Here they are looting Markey Farm on their way through Southern Pennsylvania...

Here's an up close shot:

Some Scenery.

Having started my Civil War project a while back, I found I didn't have any specific scenery to go with it. I had plenty of trees, hills, orchards, stone walls, and other generic type scenery, but I lacked any era appropriate buildings and the types of fences and walls for the period. WWII buildings wouldn't cut it. At the last Cold Wars I picked up a few of the old JR Miniatures 28mm ACW buildings. These would be the start of a Civil War era farm. To go with them I needed some snake rail fences, the ubiquitous fencing found all over America from the 1700s through the 20th century. And I needed a ton of them. From what I have seen of period paintings, photos, and other wargaming projects...these things were everywhere. They lined every road and field you could find. The problem is, I didn't want to pay for any custom built ones or buy the expensive pre-made I had to find a fast, easy, and decent looking way of doing them myself.

Fortunately, my wife is a good cook.

She was making kebobs a few months back and I found that the bamboo kebob skewers she was using were the perfect size. Plus they were cheap and came in a pack with tons of the things.

To make them, I made a template on a 1" wide strip of Basswood with a mark every 2". Then I laid out the pattern using this grid. After that, it was time to cut what seemed like thousands of 2" pieces. It took a long time, but once done, the fences came together fast by gluing down the rails using the template. My snake rail fences are 3 rails high, which I felt was high enough for my 28mm minis. I plan on next doing some rock and rail fences, but haven't decided how to tackle that yet...

Also, the JR Miniatures buildings are hollow, but the roofs don't come off. That is unless you take a hacksaw to them. Which I did. It was a pain, but now the roofs lift off so I can put minis inside. The interior casting is too rough to build interior details, but it will be ok for my purposes. I don't feel like making or buying 28mm ACW era furniture anyway. That would just be obsessive...

Here are the pics.

I am going to call my generic ACW farm "Markey Farm" after my grandparents family who came here in 1732 and had a farm in the York County area of Pennsylvania.

Markey Farm House:

Markey Barn:

Snake Rail Fences. I need about 100 feet more of these:

Italian Theater '43-'45: The Germans.

Here are my first Crusader German Fallschirmjager for my Italian Theater project. These can be used from Sicily to the end in Italy. By swapping out the MG-34s for MG-42s I can tailor them to specific scenarios and locations. To change them to MG-42s I bought a bunch of Bolt Action Miniatures MG-42s and have swapped out the barrels on some extra MG Gunners to make these. Simple conversion and it gave my Fallschirmjagers some flexibility for this project.

Here they are...

MG-34 Teams:

MG-34 Team Detail. I really wanted to get the camo right, and after some test models, this is what I came up with:

Rifle Team:

Rifle Detail:

Italian Theater '43-'45: The British.

It's been a long time, but I fonally had a chance to snap some pics and show what I have been up to.

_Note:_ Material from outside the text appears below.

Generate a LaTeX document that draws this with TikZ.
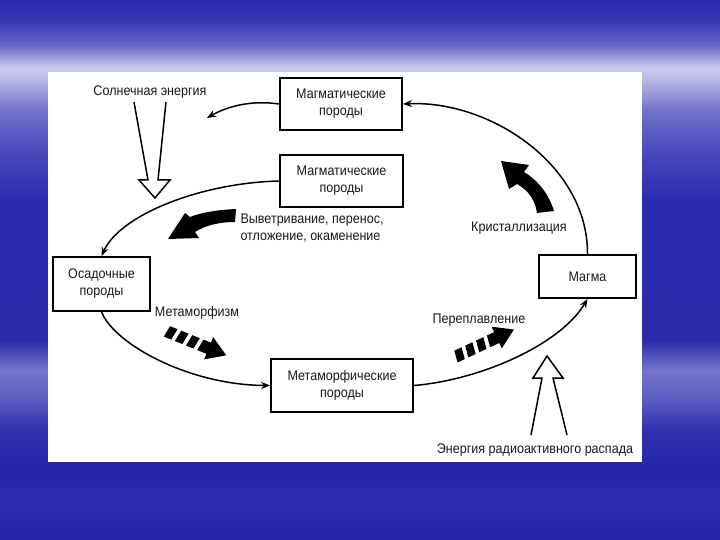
\documentclass[tikz,border=0pt]{standalone}
\usepackage{fontspec}
\setmainfont{Liberation Sans}[FakeStretch=0.9]
\usetikzlibrary{arrows.meta}
\usetikzlibrary{shapes,arrows,positioning}

% sky behind the sheet
\pgfdeclareverticalshading{sky}{100bp}{
  rgb(0bp)=(0.14,0.14,0.66);
  rgb(25bp)=(0.14,0.14,0.66);
  rgb(28.7bp)=(0.18,0.18,0.69);
  rgb(31.5bp)=(0.14,0.14,0.66);
  rgb(35.2bp)=(0.19,0.19,0.69);
  rgb(38bp)=(0.36,0.36,0.76);
  rgb(40.7bp)=(0.46,0.46,0.80);
  rgb(43.5bp)=(0.17,0.17,0.67);
  rgb(56.5bp)=(0.17,0.17,0.69);
  rgb(61.1bp)=(0.29,0.29,0.74);
  rgb(64.8bp)=(0.45,0.45,0.80);
  rgb(67.6bp)=(0.72,0.72,0.90);
  rgb(68.7bp)=(0.80,0.80,0.93);
  rgb(70.8bp)=(0.40,0.40,0.79);
  rgb(73.2bp)=(0.21,0.21,0.72);
  rgb(75bp)=(0.17,0.17,0.70);
  rgb(100bp)=(0.17,0.17,0.70)}

\tikzset{
  brokenarrow/.pic={
    \foreach \s in {0,12,24}
      \fill (\s+2,-6) -- (\s+10,-6) -- (\s+8,6) -- (\s,6) -- cycle;
    \fill (38,-6) -- (46,-6) -- (46,-12) -- (65,0) -- (46,12) -- (46,6) -- (36,6) -- cycle;
  }
}

\begin{document}
\begin{tikzpicture}[x=1bp,y=-1bp,
    every node/.style={font=\fontsize{14}{17}\selectfont, text=black!90},
    rock/.style={draw, line width=1.9bp, align=center, inner sep=0pt},
    flow/.style={line width=1.5bp, -{Stealth[length=9bp,width=7bp]}},
    hollow/.style={draw, line width=1.5bp, fill=white, line join=miter}]
  % the sky and the white sheet
  \shade[shading=sky] (0,0) rectangle (720,540);
  \fill[white] (48,72) rectangle (642,462);
  \useasboundingbox (0,0) rectangle (720,540);

  % the rocks
  \node[rock, minimum width=122bp, minimum height=52bp] (magmatic) at (341,104) {Магматические\\породы};
  \node[rock, minimum width=123bp, minimum height=52bp] (magmatic2) at (341.5,181) {Магматические\\породы};
  \node[rock, minimum width=97bp, minimum height=54bp] (sedimentary) at (101.5,284) {Осадочные\\породы};
  \node[rock, minimum width=142bp, minimum height=53bp] (metamorphic) at (342,385.5) {Метаморфические\\породы};
  \node[rock, minimum width=97bp, minimum height=43bp] (magma) at (587.5,276.5) {Магма};

  % the cycle
  \coordinate (sunside) at (207,118);
  \draw[flow] (magma.north) .. controls (588,165) and (490,100) .. (magmatic.east);
  \draw[flow] (magmatic.west) .. controls (252,100) and (228,106) .. (sunside);
  \draw[flow] (magmatic2.west) .. controls (200,183) and (120,215) .. (sedimentary.north);
  \draw[flow] (sedimentary.south) .. controls (115,345) and (190,385) .. (metamorphic.west);
  \draw[flow] (metamorphic.east) .. controls (480,380) and (560,345) .. (magma.south);

  % the labels
  \node (sun) at (150,92) {Солнечная энергия};
  \node (radio) at (535,450) {Энергия радиоактивного распада};
  \node[anchor=west, align=left] (weathering) at (237,228) {Выветривание, перенос,\\отложение, окаменение};
  \node (crystal) at (519,228) {Кристаллизация};
  \node (metamorphism) at (197,313) {Метаморфизм};
  \node (remelting) at (479,320) {Переплавление};

  % the energy arrows
  \draw[hollow] (134,102) -- (148,180) -- (139,180) -- (155,198) -- (170,180) -- (158,180) -- (166,102);
  \draw[hollow] (531,435) -- (542,378) -- (533,378) -- (547,356) -- (563,378) -- (553,378) -- (567,435);

  % the black process arrows
  \fill (236,209) .. controls (215,210) and (200,213) .. (190,217) -- (185,213) -- (168,239)
    -- (199,238) -- (195,232) .. controls (206,225) and (220,222) .. (235,222) -- cycle;
  \fill (537,213) .. controls (535,200) and (529,191) .. (517,184) -- (509,189) -- (501,161)
    -- (529,165) -- (524,172) .. controls (539,181) and (549,195) .. (554,211) -- cycle;
  \pic[rotate=-22] at (166,331) {brokenarrow};
  \pic[rotate=25] at (455,357) {brokenarrow};
\end{tikzpicture}
\end{document}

When I took stock of my miniatures this year, I realized I didn't have the miniatures I wanted to really do the Italian theater properly. I had sold my old painted Fallschirmjagers and I was not content to use my Late War Brits which were more appropriate for the Late War Western Front than anything Mediterranean. So, after having shelved a box of Crusader Early/Mid War Brits a few years back and picking up the new Crusader Fallschirmjagers last year, it was time to go back to sunny Italy.